Filmmaker Says Navy Vet Bannon Embraced Comparison to Satan

Steve Bannon 1800
Steve Bannon, President Donald Trump's former chief strategist, talks about the approaching midterm election during an interview with The Associated Press, Sunday, Aug. 19, 2018, in Washington. Bannon told the Associated Press that if the elections were held today, he believed the GOP would lose 35 to 40 seats and the House of Representatives, but argued there was time to turn that around. (AP Photo/J. Scott Applewhite) -- The Associated Press

VENICE, Italy (AP) — Documentary filmmaker Errol Morris said when he interviewed Steve Bannon for his latest film, "American Dharma," Morris likened him to Satan, and was surprised when the veteran Navy officer and President Donald Trump's former chief strategist "embraced the idea."

Speaking at a press conference Wednesday at the Venice Film Festival, Morris said, "My wife had mentioned to me that, you know, 'Bannon is a little bit like Lucifer in 'Paradise Lost,' and I mentioned this to him. I said, 'You know, that Lucifer character — aka Satan — reminds me of you!' I think that's learning something, because he embraces the idea."

The Oscar-winning director continued, "How many characters — I've interviewed all kinds of characters over the years — how many characters have embraced the idea that they might be Satan? I can't think of any, except for one: Steve Bannon. He loved the idea."

"American Dharma" is based on Morris' interview with Bannon, in which he questions him on his current beliefs, his feelings about Trump and his influences.

Morris said he "struggled" with the idea that he was giving a platform to Bannon and his views, but he feels that with the film, he's done "something different.

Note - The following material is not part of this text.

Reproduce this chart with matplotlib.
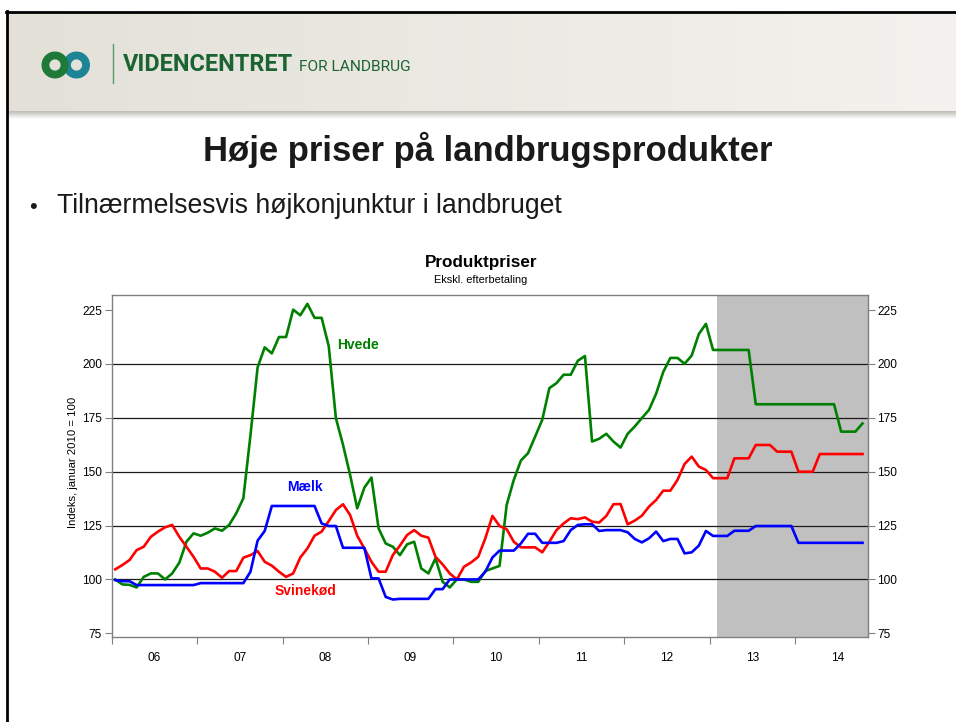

"I don't think there is anything quite like this movie out there. Bannon has this extraordinary ability — maybe call it clickbait or whatever, Trump also has that ability — of getting attention from the media. Maybe that's an argument I don't really want to comment on — whether it's an argument for doing the same thing again and again and again, but it's certainly not an argument against doing something different or trying to explore something in a deeper, more interesting way."

At the press conference, Morris went on to defend himself against criticism from one journalist who asked whether he was "ashamed" to have given a voice to Bannon.

"If you're trying to tell me that this is evil or this is bad or this is pernicious or this is destructive, you should be scared, and you also should be scared because you'll learn nothing because you don't want to learn anything. All people today want to see is journalists sitting in front of a table discussing what they think about x, y and z. They don't want to see people going out and trying to find things out. Easy to say you did nothing, but even if I did nothing, I tried."

Bannon was absent from the press conference and didn't appear as part of the official delegation at the film's afternoon premiere, which took place soon after the press conference. Bannon made headlines earlier this week when his invitation to The New Yorker Festival was canceled after an outcry from other scheduled speakers. Bannon called that decision "gutless."

"American Dharma" is showing out of competition at this year's festival.